Gerechtfertigt ist Vorbringen jedoch bloß dann, wenn es nicht nur zeitlich aus Anlass bzw im Rahmen eines Verfahrens erstattet wird, sondern auch einen inhaltlichen Zusammenhang mit dem Verfahrensgegenstand aufweist. Der Rechtfertigungsgrund steht dann nicht mehr zur Verfügung, wenn der Anzeiger die in die Ehre des anderen eingreifenden Behauptungen öffentlich wiederholt, etwa in Presseaussendungen und -konferenzen, in Zeitungsinterviews, durch Weiterleitung an Medienvertreter oder als Posting.
Eine Weitergabe der Klage an die Medien war nicht bescheinigt. Die Klägerin wollte die Haftung der Beklagten für die Behauptung der Patentverletzung vielmehr aus dem vom Geschäftsführer gewährten Interview und dessen Einstehenmüssen für den Inhalt der Veröffentlichung ableiten.
Nach Ansicht des OGH kann in einem Interview eine Verbreitungshandlung liegen: Wer im Rahmen eines von ihm einem Journalisten gewährten Interviews unwahre, kreditschädigende Tatsachenbehauptungen über einen Dritten aufstellt, hat diese auch in Ansehung der Veröffentlichung des Interviews im Sinne des § 1330 Abs 2 ABGB „verbreitet“, ist doch die Veröffentlichung in aller Regel gerade dessen Zweck; der Mitteilende ist daher in Ansehung der Verbreitung in einer Zeitschrift zumindest Mittäter.

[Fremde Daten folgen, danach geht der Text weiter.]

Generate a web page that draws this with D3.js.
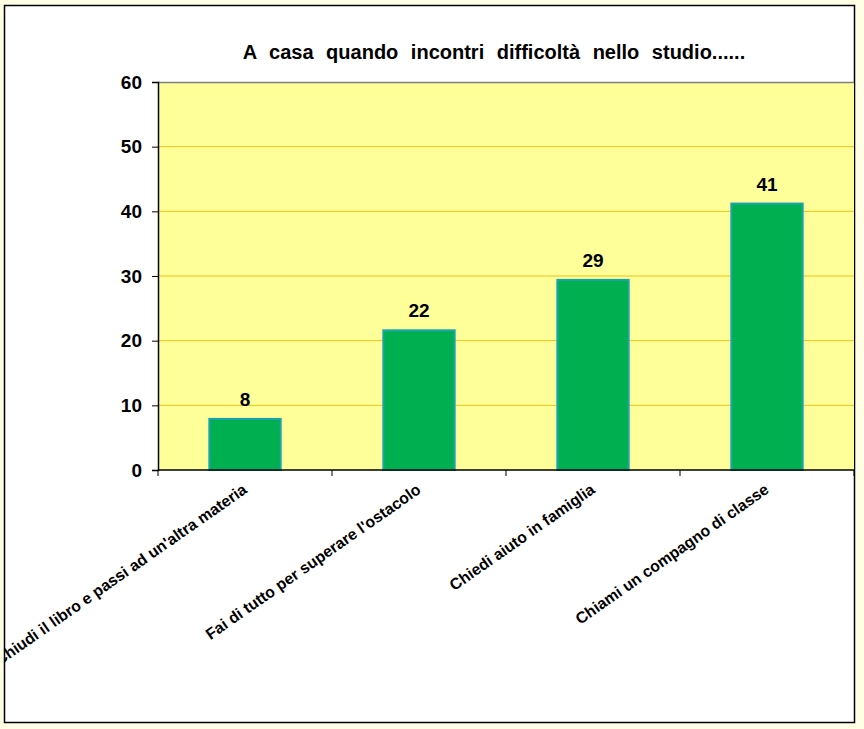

Die Wiederholung von kreditschädigenden Prozessbehauptungen in einem Interview ist grundsätzlich nicht durch das öffentliche Interesse an einer geordneten Rechtspflege gerechtfertigt.
Der Klägerin wurde auch zugestanden, dass der Geschäftsführer der Erstbeklagten den Vorwurf der Patentverletzung im Interview bekräftige.
Nach der höchstgerichtlichen Rechtsprechung erfasst § 7 UWG jede (unwahre) Tatsachenbehauptung über geschäftliche Verhältnisse, die zu einem Schaden für den Kredit oder den Betrieb des davon Betroffenen führen kann. Ein Werturteil – also eine Äußerung, die sich als Ausdruck der subjektiven Meinung darstellt – begründet hingegen keinen Anspruch nach § 7 UWG (so jüngst in dieser OGH-Entscheidung).
Rechtsfolgenbehauptungen können je nach Lage des Falles Tatsachenbehauptungen oder auch reine Werturteile sein. Je weniger die zu beurteilende Rechtsfolgenbehauptung nicht einfach aus dem Gesetz abzulesen ist, sondern auf einem Vorgang der persönlichen Erkenntnisgewinnung beruht, je eingehender die Grundlagen dieses Erkenntnisprozesses dargestellt werden, und je deutlicher zum Ausdruck kommt, dass eine subjektive Überzeugung im geistigen Meinungsstreit vertreten wird, umso eher wird ein reines Werturteil vorliegen.
In zwei Entscheidungen (HIER und HIER) qualifizierte der OGH Schutzrechtsverwarnungen, in denen der Sachverhalt richtig dargestellt worden und lediglich die Subsumtion strittig war, als bloße Werturteile. Dies müsse auch im vorliegenden Fall gelten. Ein Wertungsexzess wurde vom OGH verneint.